__What you need to do__: Transcribe the material exactly. Images do not belong in the copy.

__Source excerpt__:

◆ ◆ ◆ ◆ ◆ ◆ ◆

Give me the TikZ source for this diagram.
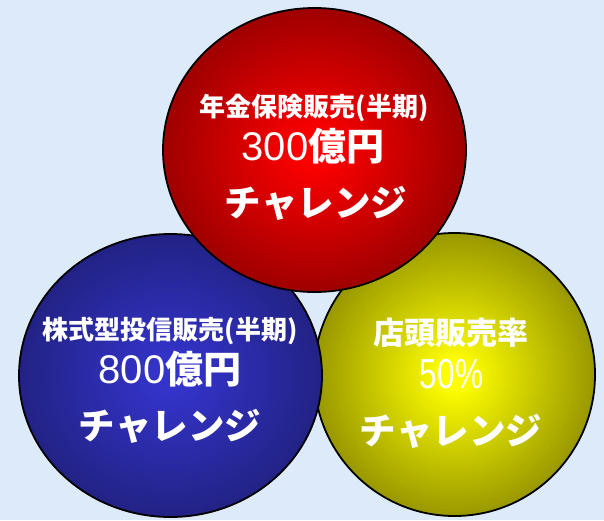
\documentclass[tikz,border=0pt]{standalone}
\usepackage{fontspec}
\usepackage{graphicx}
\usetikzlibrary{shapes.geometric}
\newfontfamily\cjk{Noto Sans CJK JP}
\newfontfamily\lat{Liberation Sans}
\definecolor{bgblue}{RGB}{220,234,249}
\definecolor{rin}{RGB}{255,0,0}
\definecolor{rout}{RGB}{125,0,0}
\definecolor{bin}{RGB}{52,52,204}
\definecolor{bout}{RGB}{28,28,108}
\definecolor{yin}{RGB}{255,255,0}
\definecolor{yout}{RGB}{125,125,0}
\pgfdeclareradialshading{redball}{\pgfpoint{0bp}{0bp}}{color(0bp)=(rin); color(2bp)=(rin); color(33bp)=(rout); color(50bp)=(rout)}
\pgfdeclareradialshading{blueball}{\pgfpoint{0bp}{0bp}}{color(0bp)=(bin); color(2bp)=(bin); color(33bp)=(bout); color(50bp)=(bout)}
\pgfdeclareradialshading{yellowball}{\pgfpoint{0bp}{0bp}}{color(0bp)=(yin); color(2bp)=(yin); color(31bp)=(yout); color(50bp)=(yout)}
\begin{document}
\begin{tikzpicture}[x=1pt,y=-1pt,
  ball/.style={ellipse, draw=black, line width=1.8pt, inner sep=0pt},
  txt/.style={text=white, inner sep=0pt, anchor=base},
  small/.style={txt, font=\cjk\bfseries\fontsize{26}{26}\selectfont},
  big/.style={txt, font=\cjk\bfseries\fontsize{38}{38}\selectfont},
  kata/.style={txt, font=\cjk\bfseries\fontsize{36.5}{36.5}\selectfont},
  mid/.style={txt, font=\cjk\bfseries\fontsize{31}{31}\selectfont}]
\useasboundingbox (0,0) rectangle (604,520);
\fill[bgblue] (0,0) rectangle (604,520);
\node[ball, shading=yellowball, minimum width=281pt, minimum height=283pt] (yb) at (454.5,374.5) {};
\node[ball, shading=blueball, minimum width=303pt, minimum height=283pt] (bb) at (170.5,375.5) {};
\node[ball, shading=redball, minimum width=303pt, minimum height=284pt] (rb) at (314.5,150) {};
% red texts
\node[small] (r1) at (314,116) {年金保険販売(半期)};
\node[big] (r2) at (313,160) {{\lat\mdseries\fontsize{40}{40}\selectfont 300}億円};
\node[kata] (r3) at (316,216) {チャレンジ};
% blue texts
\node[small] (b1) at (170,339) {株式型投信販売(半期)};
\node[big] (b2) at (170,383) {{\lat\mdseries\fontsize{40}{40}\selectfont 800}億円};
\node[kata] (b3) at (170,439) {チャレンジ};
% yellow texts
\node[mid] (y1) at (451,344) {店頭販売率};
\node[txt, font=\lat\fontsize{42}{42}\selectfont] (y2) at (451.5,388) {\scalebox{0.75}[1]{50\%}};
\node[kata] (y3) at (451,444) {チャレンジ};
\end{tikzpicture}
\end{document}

◆ ◆ ◆ ◆ ◆ ◆ ◆

__Solution to the exercise__:
Give me the TikZ source for this diagram.
\documentclass[tikz,border=0pt]{standalone}
\usepackage{fontspec}
\usepackage{graphicx}
\usetikzlibrary{shapes.geometric}
\newfontfamily\cjk{Noto Sans CJK JP}
\newfontfamily\lat{Liberation Sans}
\definecolor{bgblue}{RGB}{220,234,249}
\definecolor{rin}{RGB}{255,0,0}
\definecolor{rout}{RGB}{125,0,0}
\definecolor{bin}{RGB}{52,52,204}
\definecolor{bout}{RGB}{28,28,108}
\definecolor{yin}{RGB}{255,255,0}
\definecolor{yout}{RGB}{125,125,0}
\pgfdeclareradialshading{redball}{\pgfpoint{0bp}{0bp}}{color(0bp)=(rin); color(2bp)=(rin); color(33bp)=(rout); color(50bp)=(rout)}
\pgfdeclareradialshading{blueball}{\pgfpoint{0bp}{0bp}}{color(0bp)=(bin); color(2bp)=(bin); color(33bp)=(bout); color(50bp)=(bout)}
\pgfdeclareradialshading{yellowball}{\pgfpoint{0bp}{0bp}}{color(0bp)=(yin); color(2bp)=(yin); color(31bp)=(yout); color(50bp)=(yout)}
\begin{document}
\begin{tikzpicture}[x=1pt,y=-1pt,
  ball/.style={ellipse, draw=black, line width=1.8pt, inner sep=0pt},
  txt/.style={text=white, inner sep=0pt, anchor=base},
  small/.style={txt, font=\cjk\bfseries\fontsize{26}{26}\selectfont},
  big/.style={txt, font=\cjk\bfseries\fontsize{38}{38}\selectfont},
  kata/.style={txt, font=\cjk\bfseries\fontsize{36.5}{36.5}\selectfont},
  mid/.style={txt, font=\cjk\bfseries\fontsize{31}{31}\selectfont}]
\useasboundingbox (0,0) rectangle (604,520);
\fill[bgblue] (0,0) rectangle (604,520);
\node[ball, shading=yellowball, minimum width=281pt, minimum height=283pt] (yb) at (454.5,374.5) {};
\node[ball, shading=blueball, minimum width=303pt, minimum height=283pt] (bb) at (170.5,375.5) {};
\node[ball, shading=redball, minimum width=303pt, minimum height=284pt] (rb) at (314.5,150) {};
% red texts
\node[small] (r1) at (314,116) {年金保険販売(半期)};
\node[big] (r2) at (313,160) {{\lat\mdseries\fontsize{40}{40}\selectfont 300}億円};
\node[kata] (r3) at (316,216) {チャレンジ};
% blue texts
\node[small] (b1) at (170,339) {株式型投信販売(半期)};
\node[big] (b2) at (170,383) {{\lat\mdseries\fontsize{40}{40}\selectfont 800}億円};
\node[kata] (b3) at (170,439) {チャレンジ};
% yellow texts
\node[mid] (y1) at (451,344) {店頭販売率};
\node[txt, font=\lat\fontsize{42}{42}\selectfont] (y2) at (451.5,388) {\scalebox{0.75}[1]{50\%}};
\node[kata] (y3) at (451,444) {チャレンジ};
\end{tikzpicture}
\end{document}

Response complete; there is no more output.